= Given task =
Leave out the pictures, and write out exactly the lines from the beginning of the material to the line holding "(1268,819) -- (1703,819);", that line included, and nothing else.

┌─ Given data

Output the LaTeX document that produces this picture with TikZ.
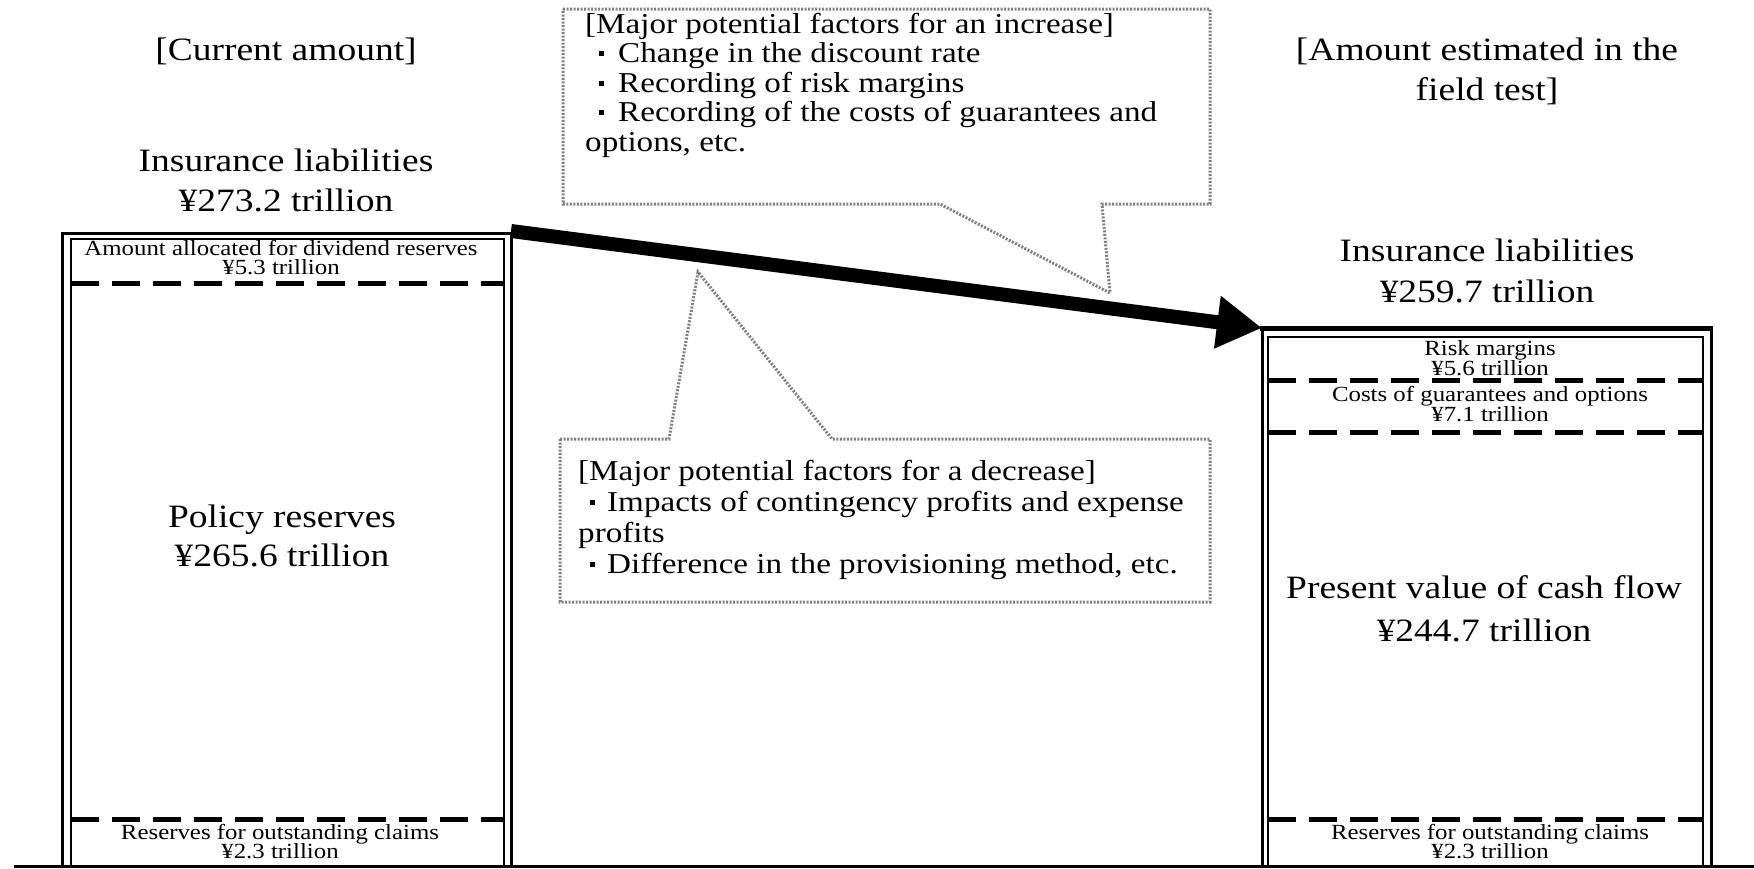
\documentclass[tikz,border=0pt]{standalone}
\usepackage{fontspec}
\setmainfont{Liberation Serif}[FakeStretch=1.15]
\usetikzlibrary{arrows.meta}
\newcommand\bulA{\makebox[33pt][c]{\rule[6.5pt]{4.5pt}{4.5pt}}}
\newcommand\bulB{\makebox[29pt][c]{\rule[6.5pt]{4.5pt}{4.5pt}}}
\begin{document}
\begin{tikzpicture}[x=1pt,y=-1pt,
  bigt/.style={inner sep=0pt, anchor=base, font=\fontsize{32.6}{40}\selectfont},
  smallt/.style={inner sep=0pt, anchor=base, font=\fontsize{21.6}{22}\selectfont},
  callt/.style={inner sep=0pt, anchor=base west, font=\fontsize{28.8}{30}\selectfont},
  outerframe/.style={line width=3pt},
  innerframe/.style={line width=2pt},
  sepline/.style={line width=5pt, dash pattern=on 28pt off 13pt},
  callout/.style={draw=black!50, line width=3pt, dash pattern=on 2pt off 1.5pt},
  bigarrow/.style={line width=14pt, -{Triangle[length=45pt,width=50pt]}},
]
\useasboundingbox (0,0) rectangle (1754,868);

% frames
\draw[outerframe] (62,866) -- (62,233) -- (511,233) -- (511,866);
\draw[innerframe] (71,866) -- (71,239) -- (504,239) -- (504,866);
\draw[outerframe] (1262,866) -- (1262,329) -- (1711,329) -- (1711,866);
\draw[line width=5pt] (1260,328) -- (1713,328);
\draw[innerframe] (1268,866) -- (1268,337) -- (1703,337) -- (1703,866);
\draw[outerframe] (14,866) -- (1754,866);

% separators
\draw[sepline] (71,283) -- (504,283);
\draw[sepline] (71,819) -- (504,819);
\draw[sepline] (1268,380) -- (1703,380);
\draw[sepline] (1268,432) -- (1703,432);
\draw[sepline] (1268,819) -- (1703,819);

% left texts
\node[bigt] (curhdr) at (286,60) {[Current amount]};
\node[bigt] (ilA) at (286,171) {Insurance liabilities};
\node[bigt] (ilAv) at (286,211) {¥273.2 trillion};
\node[smallt] (div) at (281,255) {Amount allocated for dividend reserves};
\node[smallt] (divv) at (281,274) {¥5.3 trillion};
\node[bigt] (pr) at (282,527) {Policy reserves};
\node[bigt] (prv) at (282,566) {¥265.6 trillion};
\node[smallt] (rocA) at (280,839) {Reserves for outstanding claims};
\node[smallt] (rocAv) at (280,858) {¥2.3 trillion};

% right texts
\node[bigt] (esthdrA) at (1487,60) {[Amount estimated in the};
\node[bigt] (esthdrB) at (1487,100) {field test]};
\node[bigt] (ilB) at (1487,261) {Insurance liabilities};
\node[bigt] (ilBv) at (1487,302) {¥259.7 trillion};
\node[smallt] (rm) at (1490,355) {Risk margins};
\node[smallt] (rmv) at (1490,375) {¥5.6 trillion};
\node[smallt] (cg) at (1490,401) {Costs of guarantees and options};
\node[smallt] (cgv) at (1490,421) {¥7.1 trillion};
\node[bigt] (pv) at (1484,598) {Present value of cash flow};
\node[bigt] (pvv) at (1484,641) {¥244.7 trillion};
\node[smallt] (rocB) at (1490,839) {Reserves for outstanding claims};
\node[smallt] (rocBv) at (1490,858) {¥2.3 trillion};

% callouts
\draw[callout] (563,9) -- (1210,9) -- (1210,204) -- (1102,204) -- (1110,293) -- (940,204) -- (563,204) -- cycle;
\draw[callout] (560,439) -- (669,439) -- (698,272) -- (832,439) -- (1210,439) -- (1210,602) -- (560,602) -- cycle;

\node[callt] (incA) at (585,33) {[Major potential factors for an increase]};
\node[callt] (incB) at (585,62) {\bulA Change in the discount rate};
\node[callt] (incC) at (585,92) {\bulA Recording of risk margins};
\node[callt] (incD) at (585,121) {\bulA Recording of the costs of guarantees and};
\node[callt] (incE) at (585,151) {options, etc.};

\node[callt] (decA) at (578,480) {[Major potential factors for a decrease]};
\node[callt] (decB) at (578,511) {\bulB Impacts of contingency profits and expense};
\node[callt] (decC) at (578,542) {profits};
\node[callt] (decD) at (578,573) {\bulB Difference in the provisioning method, etc.};

% big arrow
\coordinate (ltop) at (511,231);
\coordinate (rtop) at (1262,328);
\draw[bigarrow] (ltop) -- (rtop);
\end{tikzpicture}
\end{document}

└─

= Exercise response =
Output the LaTeX document that produces this picture with TikZ.
\documentclass[tikz,border=0pt]{standalone}
\usepackage{fontspec}
\setmainfont{Liberation Serif}[FakeStretch=1.15]
\usetikzlibrary{arrows.meta}
\newcommand\bulA{\makebox[33pt][c]{\rule[6.5pt]{4.5pt}{4.5pt}}}
\newcommand\bulB{\makebox[29pt][c]{\rule[6.5pt]{4.5pt}{4.5pt}}}
\begin{document}
\begin{tikzpicture}[x=1pt,y=-1pt,
  bigt/.style={inner sep=0pt, anchor=base, font=\fontsize{32.6}{40}\selectfont},
  smallt/.style={inner sep=0pt, anchor=base, font=\fontsize{21.6}{22}\selectfont},
  callt/.style={inner sep=0pt, anchor=base west, font=\fontsize{28.8}{30}\selectfont},
  outerframe/.style={line width=3pt},
  innerframe/.style={line width=2pt},
  sepline/.style={line width=5pt, dash pattern=on 28pt off 13pt},
  callout/.style={draw=black!50, line width=3pt, dash pattern=on 2pt off 1.5pt},
  bigarrow/.style={line width=14pt, -{Triangle[length=45pt,width=50pt]}},
]
\useasboundingbox (0,0) rectangle (1754,868);

% frames
\draw[outerframe] (62,866) -- (62,233) -- (511,233) -- (511,866);
\draw[innerframe] (71,866) -- (71,239) -- (504,239) -- (504,866);
\draw[outerframe] (1262,866) -- (1262,329) -- (1711,329) -- (1711,866);
\draw[line width=5pt] (1260,328) -- (1713,328);
\draw[innerframe] (1268,866) -- (1268,337) -- (1703,337) -- (1703,866);
\draw[outerframe] (14,866) -- (1754,866);

% separators
\draw[sepline] (71,283) -- (504,283);
\draw[sepline] (71,819) -- (504,819);
\draw[sepline] (1268,380) -- (1703,380);
\draw[sepline] (1268,432) -- (1703,432);
\draw[sepline] (1268,819) -- (1703,819);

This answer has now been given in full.